The first, John Carter, Warlord of Mars, is an RPG that was published by Heritage Models in 1978.
A year later, Simulations Publications, Inc would produce a John Carter: Warlord of Mars board game.
In 2015, Modiphius announced their plans to revive John Carter as both an RPG (using their new "Momentum" ruleset, a lighter version of their original 2d20 RPG system), a board game, and a miniature warband game.
That Movie[edit | edit source]
The whole Barsoom series languished in development-hell because the special-effects weren't there for true live-action and also because, we suppose, nobody had consulted Ralph Bakshi who normally would be first in line to crap all over someone's IP with badly rotoscoped animation.

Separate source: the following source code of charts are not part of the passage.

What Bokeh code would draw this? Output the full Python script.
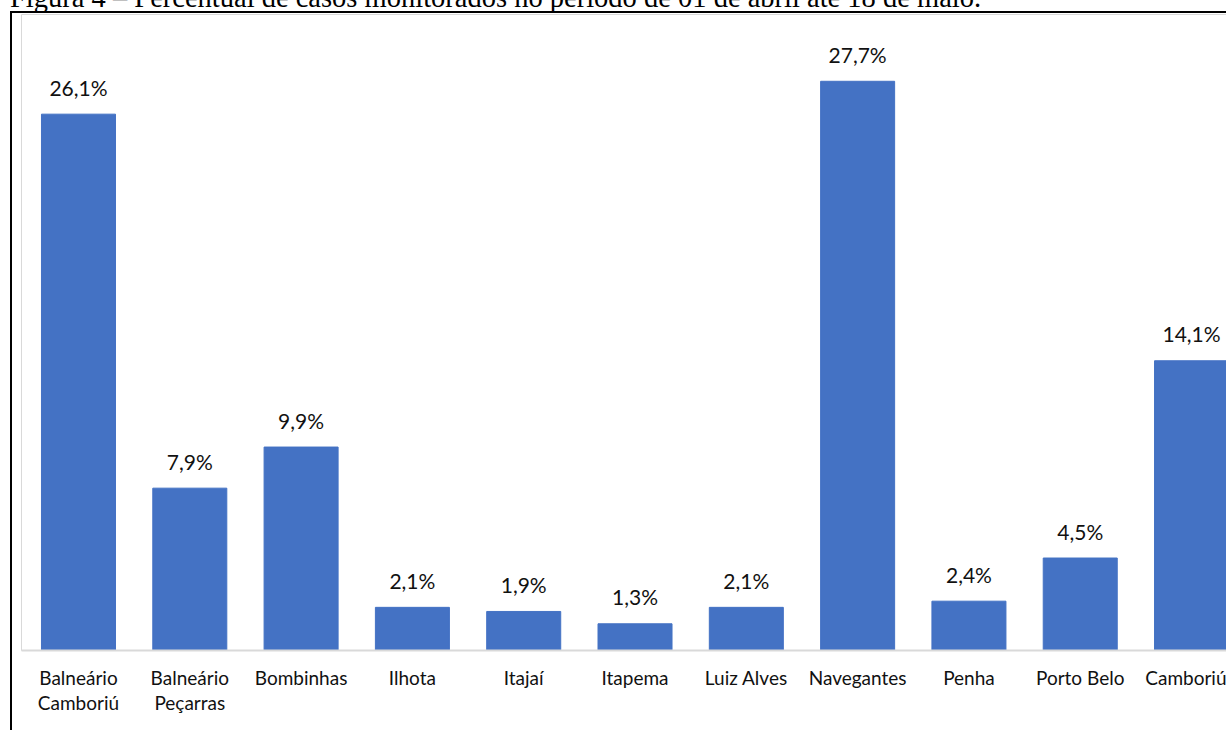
from bokeh.plotting import figure
from bokeh.models import Range1d, ColumnDataSource, Div, FixedTicker
from bokeh.layouts import column
from bokeh.core.properties import value
from bokeh.embed import file_html
from bokeh.resources import INLINE

title_text = "Figura 4 – Percentual de casos monitorados no período de 01 de abril até 18 de maio."
categories = ["Balneário\nCamboriú", "Balneário\nPeçarras", "Bombinhas", "Ilhota", "Itajaí",
              "Itapema", "Luiz Alves", "Navegantes", "Penha", "Porto Belo", "Camboriú"]
percent = [26.1, 7.9, 9.9, 2.1, 1.9, 1.3, 2.1, 27.7, 2.4, 4.5, 14.1]
pct_labels = [f"{v:.1f}%".replace(".", ",") for v in percent]

xs = list(range(len(categories)))
src = ColumnDataSource(dict(x=xs, pct=percent, lbl=pct_labels))

p = figure(width=1216, height=719, output_backend="svg", toolbar_location=None,
           x_range=Range1d(-0.512, 10.332), y_range=Range1d(0, 30.95),
           min_border_left=9, min_border_right=0, min_border_top=1, min_border_bottom=82)
p.margin = (0, 0, 0, 10)
p.styles = {"border-left": "2px solid black", "border-top": "2px solid black"}

p.vbar(x="x", top="pct", width=0.665, source=src, fill_color="#4472C4", line_color="#4472C4")
p.text(x="x", y="pct", text="lbl", source=src, text_align="center", text_baseline="alphabetic",
       y_offset=-27, text_font=value("Lato"), text_font_size="21px", text_color="#111111")

p.xgrid.visible = False
p.ygrid.visible = False
p.yaxis.visible = False
p.outline_line_color = "#d9d9d9"
p.outline_line_width = 1

ax = p.xaxis[0]
ax.ticker = FixedTicker(ticks=xs)
ax.major_label_overrides = {i: c for i, c in zip(xs, categories)}
ax.major_tick_out = 0
ax.major_tick_in = 0
ax.minor_tick_out = 0
ax.minor_tick_in = 0
ax.axis_line_color = "#d9d9d9"
ax.axis_line_width = 2
ax.major_label_standoff = 15
ax.major_label_text_font = "Lato"
ax.major_label_text_font_size = "19px"
ax.major_label_text_color = "#111111"
ax.major_label_text_line_height = 1.1

title = Div(text=title_text, width=1210, height=32, margin=(-18, 0, -3, 10),
            styles={"font-family": "Liberation Serif", "font-size": "28.5px", "line-height": "32px",
                    "white-space": "nowrap", "color": "black"})

layout = column(title, p, spacing=0)
open("out.html", "w").write(file_html(layout, INLINE))
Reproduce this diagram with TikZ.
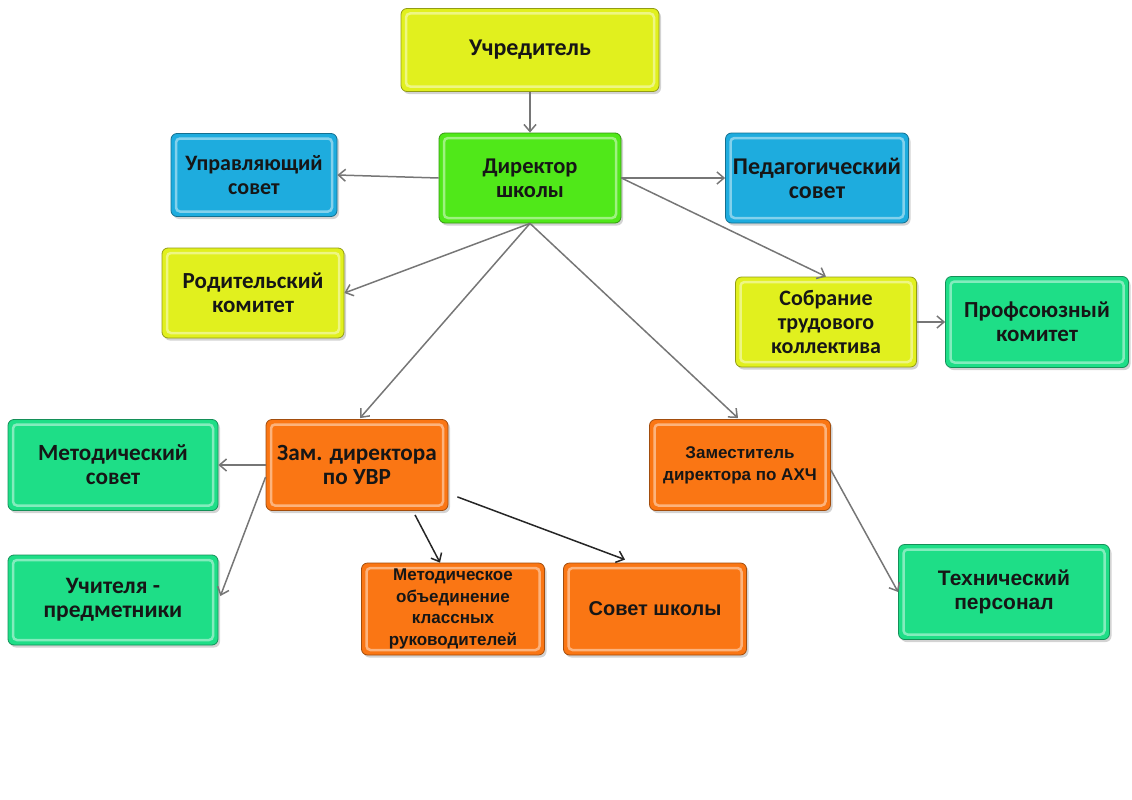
\documentclass[tikz,border=0pt]{standalone}
\usepackage{fontspec}
\setmainfont{Carlito}
\newfontfamily\arialf{Liberation Sans}
\usetikzlibrary{arrows.meta,shadows,calc}
\definecolor{cyel}{RGB}{225,240,30}
\definecolor{cgrn}{RGB}{80,232,25}
\definecolor{cblu}{RGB}{30,172,222}
\definecolor{cmnt}{RGB}{30,222,135}
\definecolor{corg}{RGB}{250,118,20}
\definecolor{ctxt}{RGB}{22,22,22}
\definecolor{carr}{RGB}{118,118,118}
\tikzset{
  box/.style={draw=#1!65!black, line width=0.8pt, fill=#1, rounded corners=6pt,
    align=center, text=ctxt, inner sep=1pt,
    font=\bfseries\fontsize{22.5}{24}\selectfont,
    drop shadow={shadow xshift=2pt, shadow yshift=-2.5pt, opacity=0.35},
    path picture={\draw[white, opacity=0.45, line width=2.5pt, rounded corners=4pt]
      ([shift={(5pt,5pt)}]path picture bounding box.south west) rectangle
      ([shift={(-5pt,-5pt)}]path picture bounding box.north east);}},
  sz/.style 2 args={minimum width=#1pt, minimum height=#2pt},
  fs/.style={font=\bfseries\fontsize{#1}{24}\selectfont},
  afs/.style 2 args={font=\arialf\bfseries\fontsize{#1}{#2}\selectfont},
  arr/.style={draw=carr, line width=1.5pt, -{Straight Barb[length=7pt,width=12pt,line width=1.5pt]}},
  arrb/.style={draw=black!85, line width=1.5pt, -{Straight Barb[length=7pt,width=12pt,line width=1.5pt]}},
}
\begin{document}
\begin{tikzpicture}[x=1pt,y=-1pt]
\useasboundingbox (0,0) rectangle (1132,800);
\node[box=cyel, sz={258}{83}, fs=24] (ucr) at (530,50) {Учредитель};
\node[box=cgrn, sz={182}{90}] (dir) at (530,178) {Директор\\школы};
\node[box=cblu, sz={166}{83}, fs=22] (upr) at (254,175) {Управляющий\\совет};
\node[box=cblu, sz={183}{90}, fs=24] (ped) at (817,178) {Педагогический\\совет};
\node[box=cyel, sz={182}{90}, fs=23] (rod) at (253,293) {Родительский\\комитет};
\node[box=cyel, sz={181}{90}, fs=22] (sob) at (826,322) {Собрание\\трудового\\коллектива};
\node[box=cmnt, sz={183}{91}, fs=23] (prof) at (1037,322) {Профсоюзный\\комитет};
\node[box=cmnt, sz={210}{91}, fs=23.2] (met) at (113,465) {Методический\\совет};
\node[box=corg, sz={182}{91}, fs=23.2] (uvr) at (357,465) {Зам. директора\\по УВР};
\node[box=corg, sz={181}{91}, afs={17}{22}] (axch) at (740,465) {Заместитель\\директора по АХЧ};
\node[box=cmnt, sz={210}{90}, fs=23.5] (uch) at (113,600) {Учителя -\\предметники};
\node[box=corg, sz={183}{92}, afs={17}{21.5}] (mo) at (453,609) {Методическое\\объединение\\классных\\руководителей};
\node[box=corg, sz={183}{92}, afs={20}{24}] (sov) at (655,609) {Совет школы};
\node[box=cmnt, sz={211}{95}, afs={21}{24}] (tech) at (1004,592) {Технический\\персонал};

\draw[arr] (ucr.south) -- (dir.north);
\draw[arr] (dir.west) -- (upr.east);
\draw[arr] (dir.east) -- (ped.west);
\draw[arr] (dir.east) -- (sob.north);
\draw[arr] (dir.south) -- (rod.east);
\draw[arr] (dir.south) -- ($(uvr.north)+(3,-1)$);
\draw[arr] (dir.south) -- ($(axch.north)+(-2,-1)$);
\draw[arr] (sob.east) -- (prof.west);
\draw[arr] (uvr.west) -- (met.east);
\draw[arr] ($(uvr.west)+(0,12)$) -- ($(uch.east)+(2,-4)$);
\draw[arrb] ($(uvr.south)+(58,4)$) -- ($(mo.north)+(-13,0)$);
\draw[arrb] ($(uvr.south east)+(9,-14)$) -- ($(sov.north)+(-30,-3)$);
\draw[arr] ($(axch.east)+(0,5)$) -- (tech.west);
\end{tikzpicture}
\end{document}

Finally Andrew Stanton nagged and nagged and, at last, got his dream into theatres: A Princess of Mars, which we saw in 2012 as John Carter.
For pity, nobody outside 1d4chan saw it.
Disney's marketing was terrible: the trailers selected the more-boring parts of the movie, there was no care to cite the century-old lore (everybody thought it "ripped off" Star Wars and Dune when... er... other-way-'round, bro), and the title made it sound like a biopic about another of President Carter's drunken half brothers. It didn't help that there weren't any movie-stars in here; although if it had sold, Taylor Kitsch would assuredly have become one. We leave to others to speculate upon Disney's motivations for tanking their own movie.
As for the movie itself, it was actually... good. The CGI does its job, all the actors did much better than anyone expected them to, the script was fine.
But it was a massive flop. The CGI (which was necessary) cost so much that Disney took a write-off. It is unlikely we're getting more kino in this series until Elon himself builds a film-studio on this planet.